After nine days of mourning, the Goldwyns threw themselves a party in honor of thei
r twentieth wedding anniversary. Forty people arrived at Laurel Lane for dinner, and another forty afterward, Under Secretary of State Archibald MacLeish among them. Some of the guests stayed until six in the morning. Mrs. Goldwyn gave her husband a watch, inscribed: “April 23, 1945 meaning twenty happy years. Love Frances.” Sam gave her a gold necklace and earrings. “I’ve never seen her look as lovely as she did Saturday night,” he wrote Sammy of the occasion. “I’m very proud of her and the twenty wonderful years we’ve had together—and I’m just as proud of my son.” He was also “very pleased that our marriage is considered one of the most successful in Hollywood.” (The following year, Goldwyn’s anniversary present to his wife was a legal document—a gift of pictures and associated rights that he owned, with the wish that “your ownership of these pictures {may} bring to you a small portion of the happiness which these twenty-one years have brought to me.”)
Conforming to the President’s wishes, there was no national holiday on May 8, 1945, V-E Day—only a hiatus of a few minutes during Truman’s speech to the nation. The smell of victory in the air, Sammy contemplated his escape from the service. He told his father on the telephone that “if Japan suddenly surrendered I would resign. The reason being that my chances of getting out would be very much better as an enlisted man than as an officer.” The father of Private Goldwyn, then just a few months away from becoming an officer, was greatly disturbed. “I feel that you ought to keep on trying just as hard to graduate as you did when you first went in,” he wrote Sammy on July 31, 1945. “Never start a thing unless you can finish it—and you should make that apply to everything you do.”

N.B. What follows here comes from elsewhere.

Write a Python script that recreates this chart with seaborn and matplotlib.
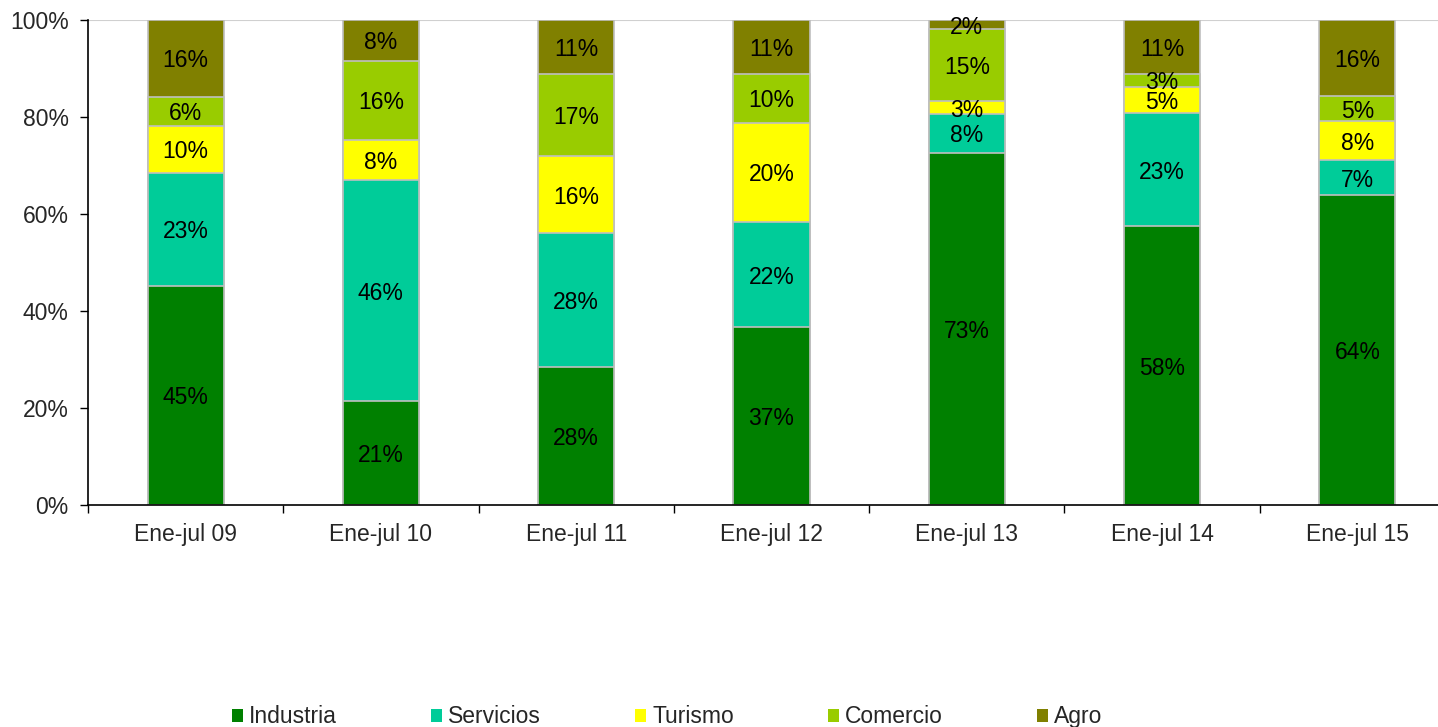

“Don’t get the idea that I’m a quitter,” Sammy wrote back, standing up to his father for the first time. “That really hurts coming from you. I never asked you to help me get a soft job did I? I took whatever I got and I’ve done it on my own.... I’m proud of that but once I get out of here the Army is going to be strictly passe. But it really hurts me for you to say things like you did in your last letter. My life has a lot more to offer me than being an Army man all my life. As long as there is a war on I’ll do my best at whatever I’m assigned but afterward I want out but quick.”